Judge Napolitano To Megyn Kelly: Tsarnaev’s Best Hope Is Guilty Plea To Avoid Death Penalty
Fox News senior judicial analyst Judge Andrew Napolitano made an appearance on Megyn Kelly‘s America Live this afternoon to explain for the audience the implications of the FBI removing bags of evidence and DNA swaths from the home of Boston bombing suspect Tamerlan Tsarnaev‘s widow. He also explained that the younger Tsarnaev brother’s best option in court will be to take a plea deal and avoid the death penalty.
Reacting to the news that the FBI spent several hours searching her home and grabbing a DNA sample from the widowed Katherine Russell Tsarnaev, host Kelly asked whether a genetic match between her swab and the female prints found on the Boston bomb remnants could implicate her in the crime.

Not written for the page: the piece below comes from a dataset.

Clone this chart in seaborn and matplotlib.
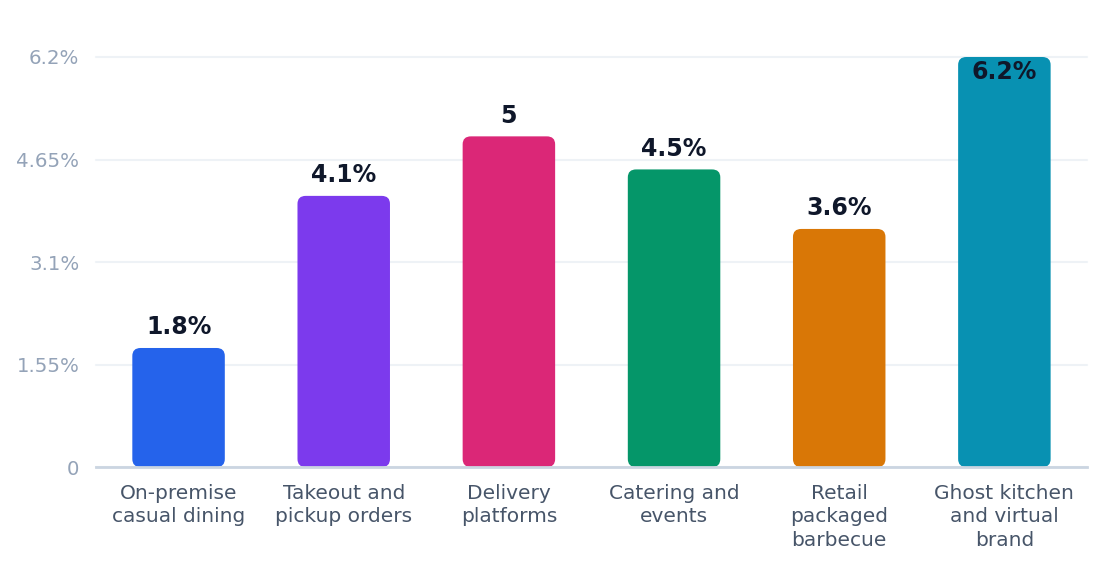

Napolitano explained: “No. It could be a clerk in the store. It could have been something she innocently handled in her kitchen before her husband took it and turned a cooking utensil into an instrument of terror.” Even if the DNA matches, he said, the statute would require intention, which the sample does not automatically prove.
As for whether her DNA being on actual explosive materials could be damning for her, Napolitano said it would provide “probable cause for them to arrest her at that point.” But cautioned again that the DNA can also be from an “innocent” portion of the pressure cooker’s timeline — i.e., at a point which she used the item to cook a “pot roast.”
Napolitano also suggested that the FBI’s uninterrupted search of the widow’s home suggests that she sense her “bad” reputation in the press and so her family seeks to “make themselves look a little better.” He cautioned that we do not know whether the search was totally voluntary or based on a search warrant.
As for the much-criticized decision to allow Judy Clarke, the high-profile defender of the Unabomber, to represent Dzhokhar Tsarnaev in court, Napolitano said her speciality is in negotiating pleas to avoid the death penalty with a guilty plea deal, thereby allowing law enforcement officials to extract as much information from the defendant without a death sentence.
In the event of a guilty plea deal, Napolitano noted, “that would mean no trial and a lot of evidence we’ll never know about because the evidence of Dzhokhar will be in private. We’ll only know what the FBI wants us to know.”
“She can hope for no jury trial but a guilty plea where he spills his guts for weeks and months until the FBI is satisfied he’s been honest and they’ve learned everything they want from him in return for which there will be no death penalty,” the judge said.
“The plea deal is their only hope,” he concluded.